Copy every record below exactly as written, but leave out the pictures.

++++ Dataset rows ++++

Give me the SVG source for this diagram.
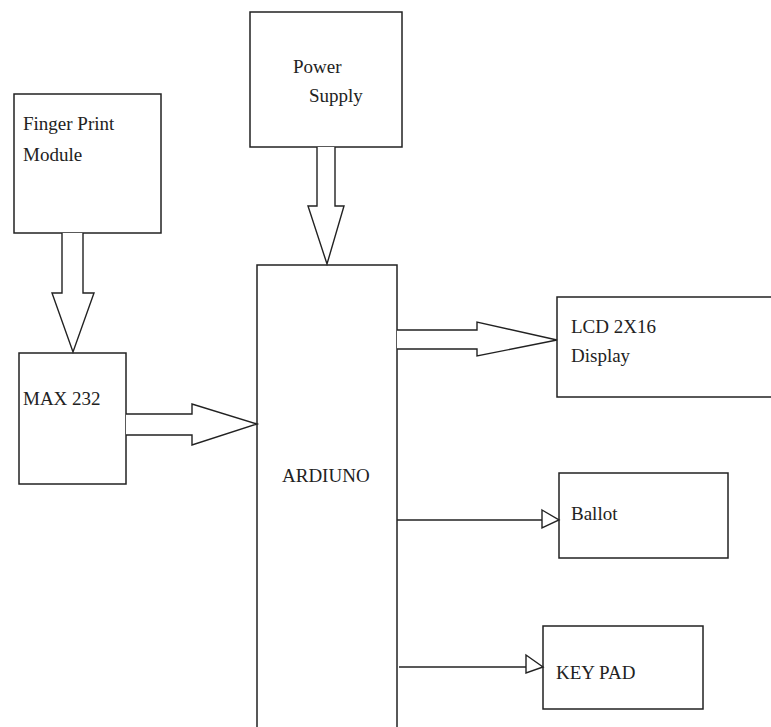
<svg xmlns="http://www.w3.org/2000/svg" width="771" height="727" viewBox="0 0 771 727">
<style>
.box{fill:#fff;stroke:#222;stroke-width:1.5}
.lbl{font-family:"Liberation Serif","Times New Roman",serif;font-size:19px;fill:#222}
.con{fill:#fff;stroke:#222;stroke-width:1.4;stroke-linejoin:miter}
.ln{fill:none;stroke:#222;stroke-width:1.5}
</style>
<rect width="771" height="727" fill="#fff"/>
<g id="fingerprint">
<rect class="box" x="14" y="94" width="147" height="139"/>
<text class="lbl" x="23" y="130">Finger Print</text>
<text class="lbl" x="23" y="161">Module</text>
</g>
<g id="power">
<rect class="box" x="250" y="12" width="152" height="135"/>
<text class="lbl" x="293" y="73">Power</text>
<text class="lbl" x="309" y="102">Supply</text>
</g>
<g id="max232">
<rect class="box" x="19" y="353" width="107" height="131"/>
<text class="lbl" x="23" y="405">MAX 232</text>
</g>
<g id="arduino">
<rect class="box" x="257" y="265" width="140" height="470"/>
<text class="lbl" x="282" y="482">ARDIUNO</text>
</g>
<g id="lcd">
<rect class="box" x="557" y="297" width="220" height="100"/>
<text class="lbl" x="571" y="333">LCD 2X16</text>
<text class="lbl" x="571" y="362">Display</text>
</g>
<g id="ballot">
<rect class="box" x="559" y="473" width="169" height="85"/>
<text class="lbl" x="571" y="520">Ballot</text>
</g>
<g id="keypad">
<rect class="box" x="543" y="626" width="160" height="83"/>
<text class="lbl" x="556" y="679">KEY PAD</text>
</g>
<g id="connectors">
<path class="con" d="M62,233 L62,293 L52,293 L73,352 L94,293 L83,293 L83,233"/>
<path class="con" d="M317,147 L317,206 L308,206 L327,264 L344,206 L335,206 L335,147"/>
<path class="con" d="M126,414 L192,414 L192,404 L257,424 L192,445 L192,435 L126,435"/>
<path class="con" d="M397,330 L477,330 L477,322 L557,340 L477,356 L477,349 L397,349"/>
<line class="ln" x1="397" y1="520" x2="542" y2="520"/>
<path class="con" d="M542,510 L559,520 L542,528 Z"/>
<line class="ln" x1="399" y1="667" x2="526" y2="667"/>
<path class="con" d="M526,655 L543,667 L526,673 Z"/>
</g>
</svg>
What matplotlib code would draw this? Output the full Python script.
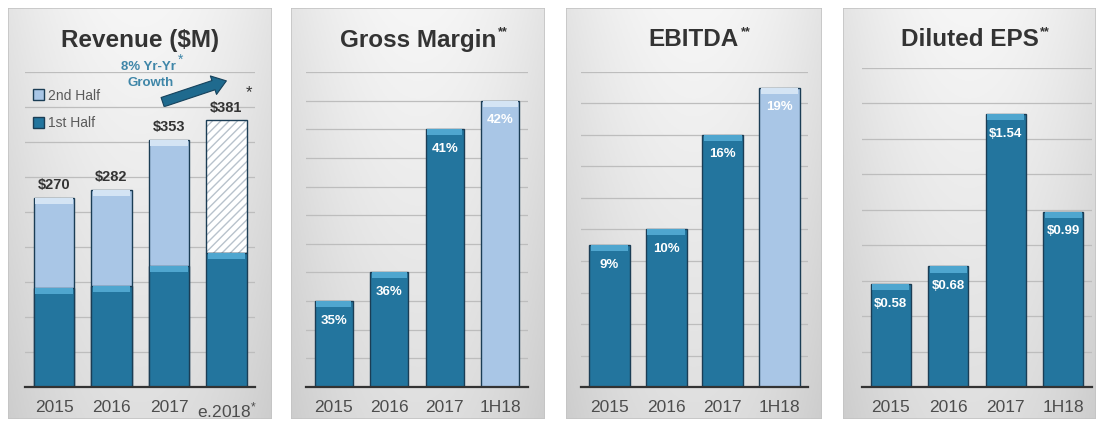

++++

## Written response
Give me the SVG source for this diagram.
<svg xmlns="http://www.w3.org/2000/svg" width="771" height="727" viewBox="0 0 771 727">
<style>
.box{fill:#fff;stroke:#222;stroke-width:1.5}
.lbl{font-family:"Liberation Serif","Times New Roman",serif;font-size:19px;fill:#222}
.con{fill:#fff;stroke:#222;stroke-width:1.4;stroke-linejoin:miter}
.ln{fill:none;stroke:#222;stroke-width:1.5}
</style>
<rect width="771" height="727" fill="#fff"/>
<g id="fingerprint">
<rect class="box" x="14" y="94" width="147" height="139"/>
<text class="lbl" x="23" y="130">Finger Print</text>
<text class="lbl" x="23" y="161">Module</text>
</g>
<g id="power">
<rect class="box" x="250" y="12" width="152" height="135"/>
<text class="lbl" x="293" y="73">Power</text>
<text class="lbl" x="309" y="102">Supply</text>
</g>
<g id="max232">
<rect class="box" x="19" y="353" width="107" height="131"/>
<text class="lbl" x="23" y="405">MAX 232</text>
</g>
<g id="arduino">
<rect class="box" x="257" y="265" width="140" height="470"/>
<text class="lbl" x="282" y="482">ARDIUNO</text>
</g>
<g id="lcd">
<rect class="box" x="557" y="297" width="220" height="100"/>
<text class="lbl" x="571" y="333">LCD 2X16</text>
<text class="lbl" x="571" y="362">Display</text>
</g>
<g id="ballot">
<rect class="box" x="559" y="473" width="169" height="85"/>
<text class="lbl" x="571" y="520">Ballot</text>
</g>
<g id="keypad">
<rect class="box" x="543" y="626" width="160" height="83"/>
<text class="lbl" x="556" y="679">KEY PAD</text>
</g>
<g id="connectors">
<path class="con" d="M62,233 L62,293 L52,293 L73,352 L94,293 L83,293 L83,233"/>
<path class="con" d="M317,147 L317,206 L308,206 L327,264 L344,206 L335,206 L335,147"/>
<path class="con" d="M126,414 L192,414 L192,404 L257,424 L192,445 L192,435 L126,435"/>
<path class="con" d="M397,330 L477,330 L477,322 L557,340 L477,356 L477,349 L397,349"/>
<line class="ln" x1="397" y1="520" x2="542" y2="520"/>
<path class="con" d="M542,510 L559,520 L542,528 Z"/>
<line class="ln" x1="399" y1="667" x2="526" y2="667"/>
<path class="con" d="M526,655 L543,667 L526,673 Z"/>
</g>
</svg>
What matplotlib code would draw this? Output the full Python script.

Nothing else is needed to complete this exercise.